Astonishingly precise driving should be reserved for a closed circuit, not a public street, where there are a million other variables you can't control.

That's why a good driver in public is a smooth and predictable one, not one who can just parallel park with 2 cm space in one go every time.

The pedestrian guy did not hear the Tesla. And the Tesla was really that close. I saw it and thought what the heck is happening - even if the road is yours, why would you choose to drive that close to a pedestrian - who at any time can choose to stop or to turn around. It's stupid, because if the Tesla would even slightly touch the pedestrian, it would be a serious problem for the driver.

I looked at the Tesla driver, then the pedestrian noticed something is wrong and then noticed the Tesla, too, and left the lane.

This is a very risky and reckless driving behavior. I've seen such behavior from young guys wanting to impress or some stupid drivers with fast cars who things the roads are belong to them. The Tesla driver was about 50y old.

I've should have made a video and post it here. No one believes me :)

I don’t believe you. When the two entities are a wheeled vehicle and a bipedal animal, the differences in locomotion are too different to achieve a sub-10cm clearance.
I think Tesla used some sort of adaptive cruise control or FSD :)
Obviously not true.
You're questioning what you didn't see by yourself and can't imagine that a car can drive as fast 7km/h without any help of cruise control?

Ok..

I'm not questioning what you said, I'm saying that you are wrong.
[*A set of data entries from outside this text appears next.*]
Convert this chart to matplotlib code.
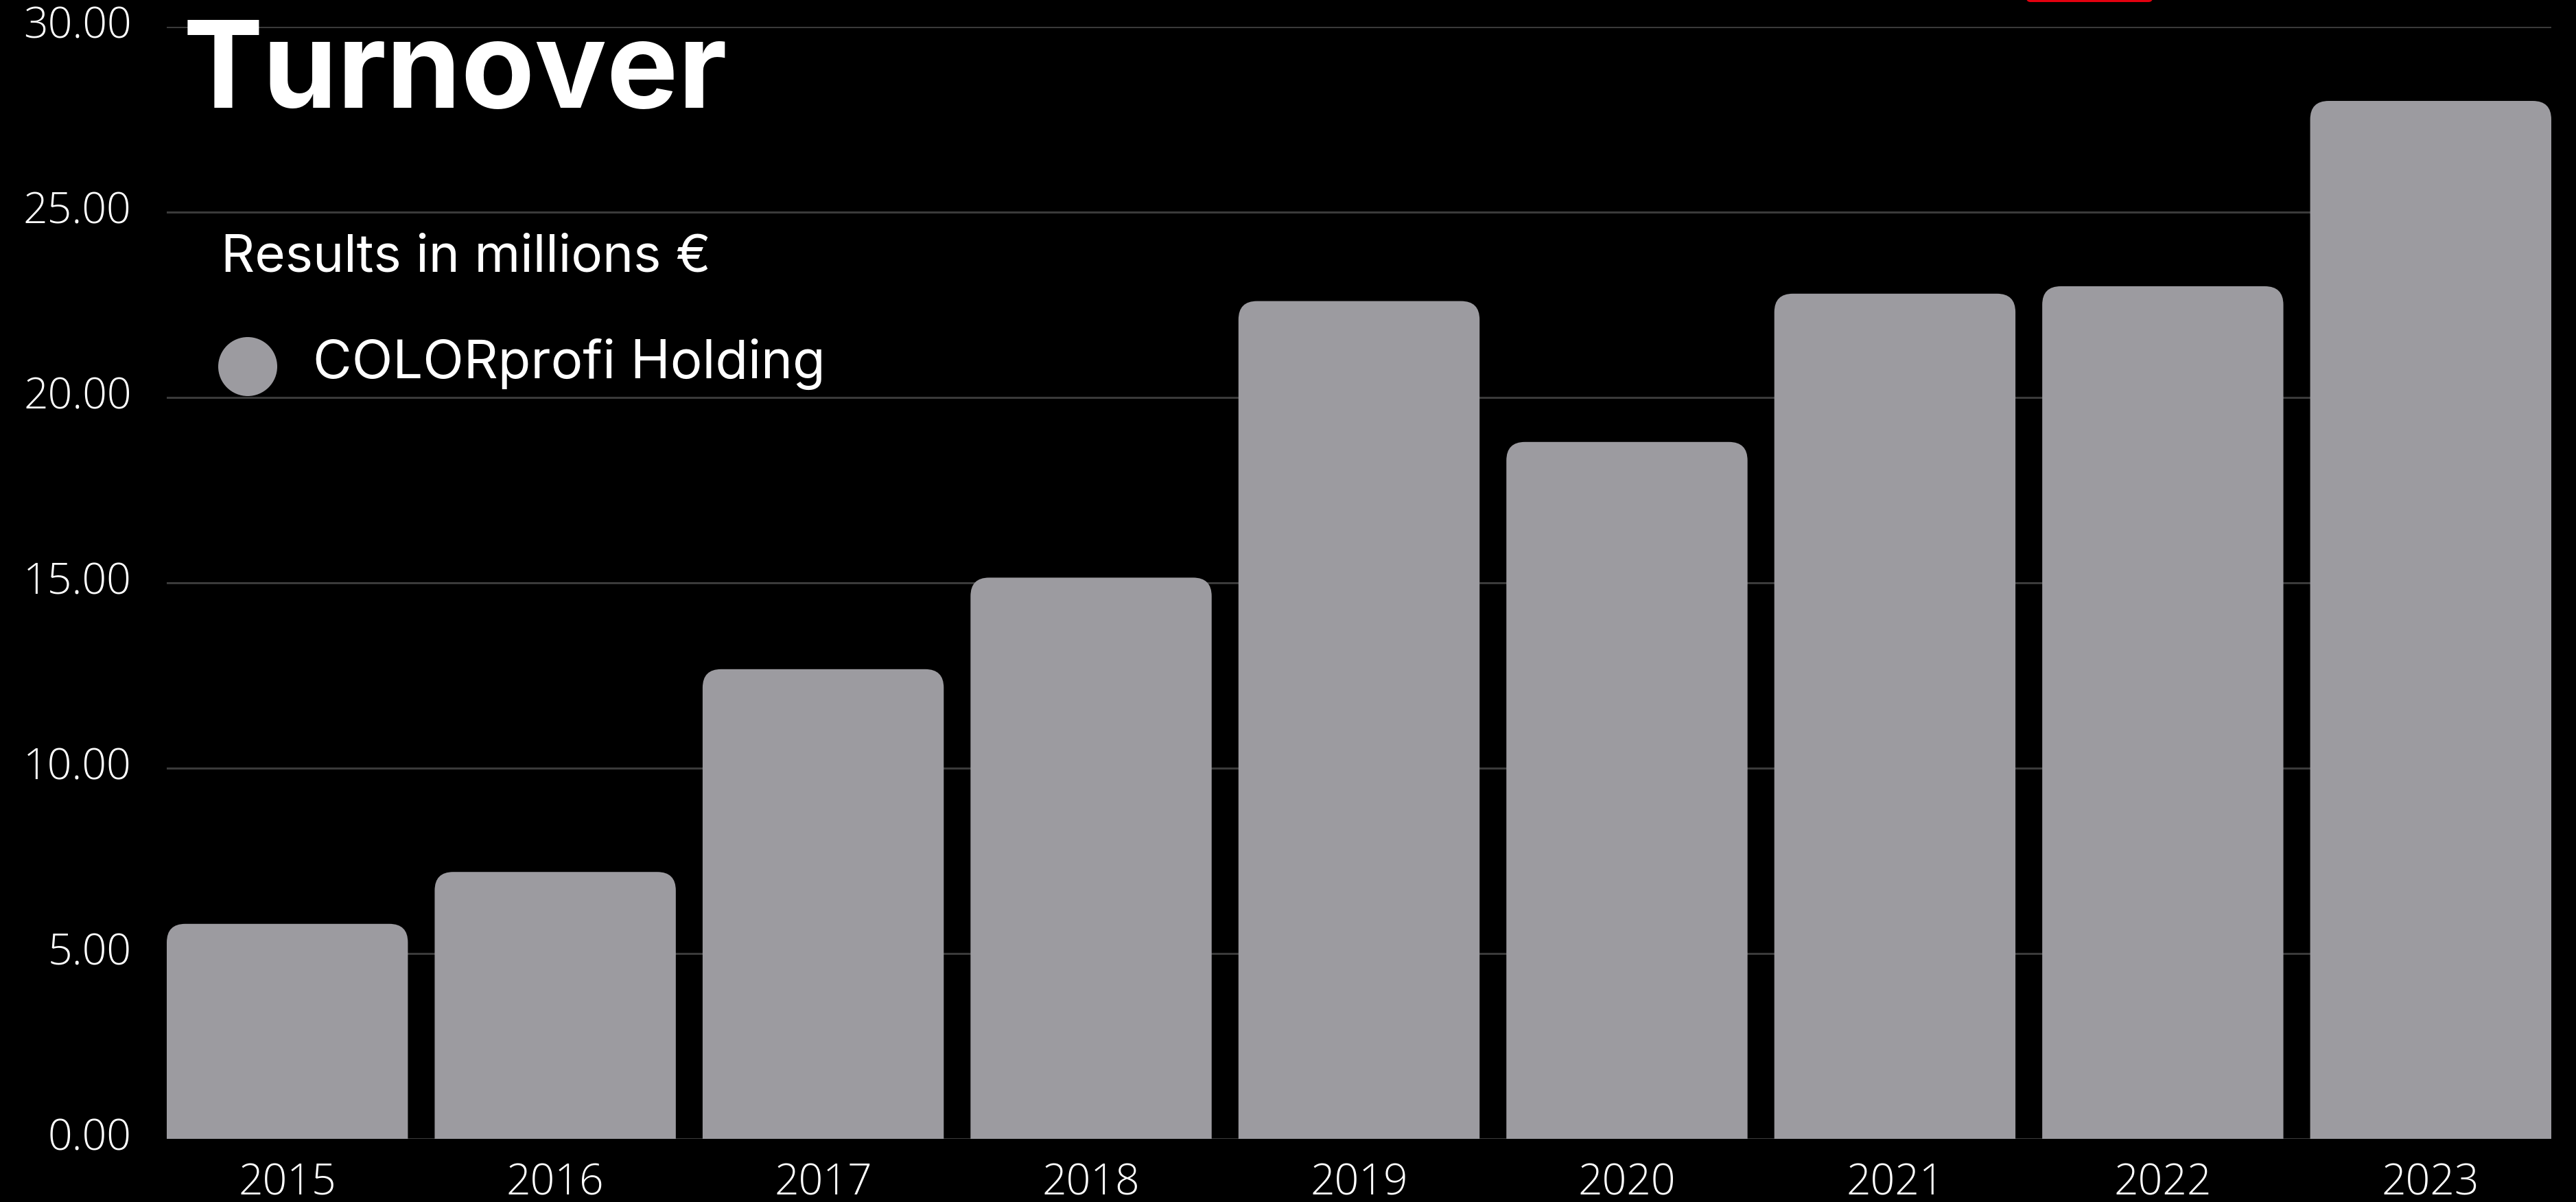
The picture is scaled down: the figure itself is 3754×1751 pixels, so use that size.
import numpy as np
import matplotlib.pyplot as plt
from matplotlib.patches import FancyBboxPatch, Circle

years = ['2015', '2016', '2017', '2018', '2019', '2020', '2021', '2022', '2023']
turnover = [5.80, 7.20, 12.67, 15.14, 22.60, 18.80, 22.80, 23.00, 28.00]
yticks = [0, 5, 10, 15, 20, 25, 30]

W, H = 3755, 1751
bar_col = '#9c9ba0'
grid_col = '#3a3a3a'

fig = plt.figure(figsize=(W / 100, H / 100), dpi=100, facecolor='black')
ax = fig.add_axes([243 / W, 1 - 1659 / H, (3718 - 243) / W, (1659 - 39) / H])
ax.set_facecolor('black')

x = np.arange(len(years))
width = 0.9
ax.set_xlim(-0.45, len(years) - 1 + 0.45)
ax.set_ylim(0, 30)

# rounded top corners, ~27 px radius
px_x = 1 / 390.5
px_y = 30 / 1620
r = 27 * px_x
aspect = px_y / px_x
for xi, v in zip(x, turnover):
    p = FancyBboxPatch((xi - width / 2, -2), width, v + 2,
                       boxstyle='round,pad=0,rounding_size=%f' % r,
                       mutation_aspect=aspect, facecolor=bar_col,
                       edgecolor='none', zorder=3)
    ax.add_patch(p)

ax.set_yticks(yticks)
ax.set_yticklabels(['%.2f' % t for t in yticks])
ax.set_xticks(x)
ax.set_xticklabels(years)
ax.yaxis.grid(True, color=grid_col, linewidth=2.2, zorder=0)
ax.set_axisbelow(True)
for s in ax.spines.values():
    s.set_visible(False)
ax.tick_params(axis='y', length=0, pad=37, colors='white', labelsize=45)
ax.tick_params(axis='x', length=0, pad=24, colors='white', labelsize=45)
for lab in ax.get_xticklabels() + ax.get_yticklabels():
    lab.set_fontfamily('Open Sans')
    lab.set_fontweight('light')
for lab in ax.get_yticklabels():
    lab.set_verticalalignment('center')

# title and legend
fig.text(267 / W, 1 - 157 / H, 'Turnover', color='white', fontsize=126,
         fontweight='bold', family='Inter', va='baseline', ha='left')
fig.text(322 / W, 1 - 396 / H, 'Results in millions €', color='white',
         fontsize=55, family='Inter', va='baseline', ha='left')
fig.add_artist(Circle((361, H - 534), 43, transform=None, facecolor=bar_col,
                      edgecolor='none'))
fig.text(456 / W, 1 - 551 / H, 'COLORprofi Holding', color='white',
         fontsize=56, family='Inter', va='baseline', ha='left')

# small red tab cut off at the top edge
fig.add_artist(FancyBboxPatch((2953, H - 3), 184, 30, transform=None,
                              boxstyle='round,pad=0,rounding_size=6',
                              facecolor='#e3000f', edgecolor='none'))

fig.savefig('out.png', dpi=100, facecolor='black')
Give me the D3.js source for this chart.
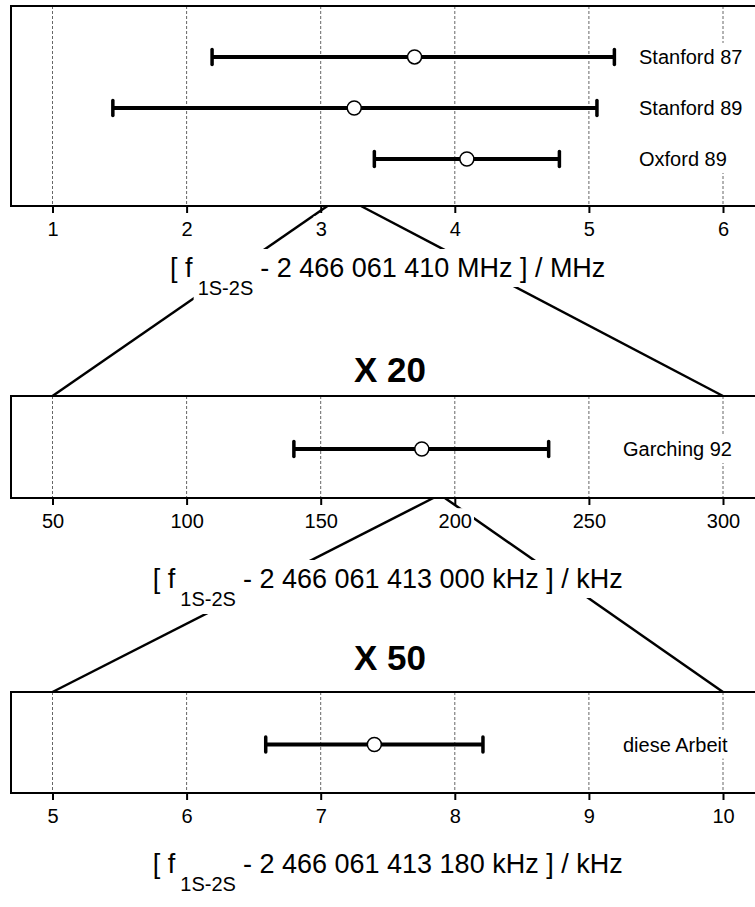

It's obviously not true that "adaptive cruise control or FSD" could explain your anecdote. Adaptive cruise does not engage in a Tesla unless the road is marked and painted. FSD is not available in Germany. Even if it was, it's far too cautious around pedestrians, it wouldn't allow itself to get within 1 metre of a pedestrian let alone 0.1 metres.

It's also obviously not true that "Tesla used" anything, because the car in your anecdote was owned and operated by a (presumably) licensed driver and not by Tesla.

A better hypothesis for your anecdote is that the driver was French and not that driving a Tesla vehicle somehow reprograms human brains to drive dangerously.